Plant workers and machines then take the sponge mixture and add sugar, yeast, salt, flour and water to make dough, which is then shaped into buns before baking. The end result of the seven-hour process is a spongy, pliable bun...


While its base sponge-dough recipe is the same, Puritan customizes buns for restaurants and chains with specific needs. For example, In-N-Out's four-inch buns are "tweaked" (Puritan won't say how) for better grilling results. Tommy's buns are made to better support its heavy chili slathered burgers. Islands restaurants use a larger, five-inch bun. Seeded buns are delivered to The Habit.



Full article at http://www.ocregister.com/articles/puritan-293345-burger-bakery.html


I think it's interesting that the sponge has shortening in it.... Haven't seen that before in a sponge, is it uncommon? Not to mention that their entire process (from sponge to finished product) is about 7 hours.


I also wonder about the "tweaks" for better grilling results; more sugar or shortening for better browning? Any other ideas of what tweaks they might be applying, for example, for support of heavier burgers?

I learned from the photos that Puritan does use hamburger bun pans.
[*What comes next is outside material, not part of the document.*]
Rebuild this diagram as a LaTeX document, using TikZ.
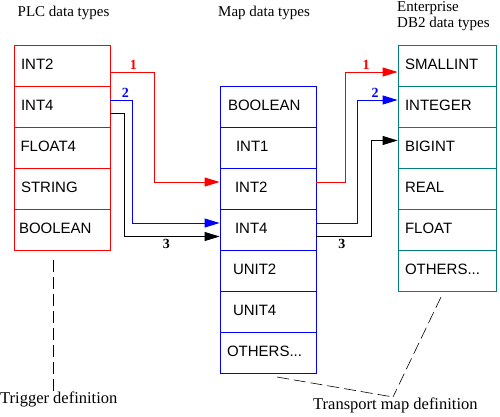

In the photo gallery, there is a decent photo showing the bun texture

kjknits's picture
kjknits

So, I haven't posted here in Quite A While, but I made some hamburger buns the other day and thought I would share my results. I have always wanted to make my own burger buns, but the last time I tried over a year ago, they were heavy and too bready for burgers. We couldn't even finish our burgers, the night I served them on those buns! So I sort of let that idea pass away. But then a few weeks ago, I found a recipe posted on King Arthur's baking blog. I was intrigued by the method of forming the buns cinnamon-roll style, and I loved the idea of the onion swirl! So I gave them a try.

KAF burger buns

Well, first of all, they turned out beautiful. How pretty are those? The egg wash and poppy seeds really dressed them up. And the onion flavor from the dried onion swirl was really nice. Subtle, but still tasty. I added a little too much flour to this batch, though, and so they were a little more dense and heavy than I wanted. I really want homemade taste, but supermarket fluff, in my hamburger buns. So I tried them again the next weekend, added less flour (PJ says the dough should be tacky like tape, not sticky like glue, and that description helped me a lot). They were much lighter with less flour. So, I think the key to these is to avoid adding too much flour. I might try adding some milk instead of water sometime, too. It makes super light and fluffy dinner rolls, so it might also work well in hamburger buns.

(No, we didn't have french fries with our burgers that night. Instead, we had fried okra, straight from the farmer's market! Yum.)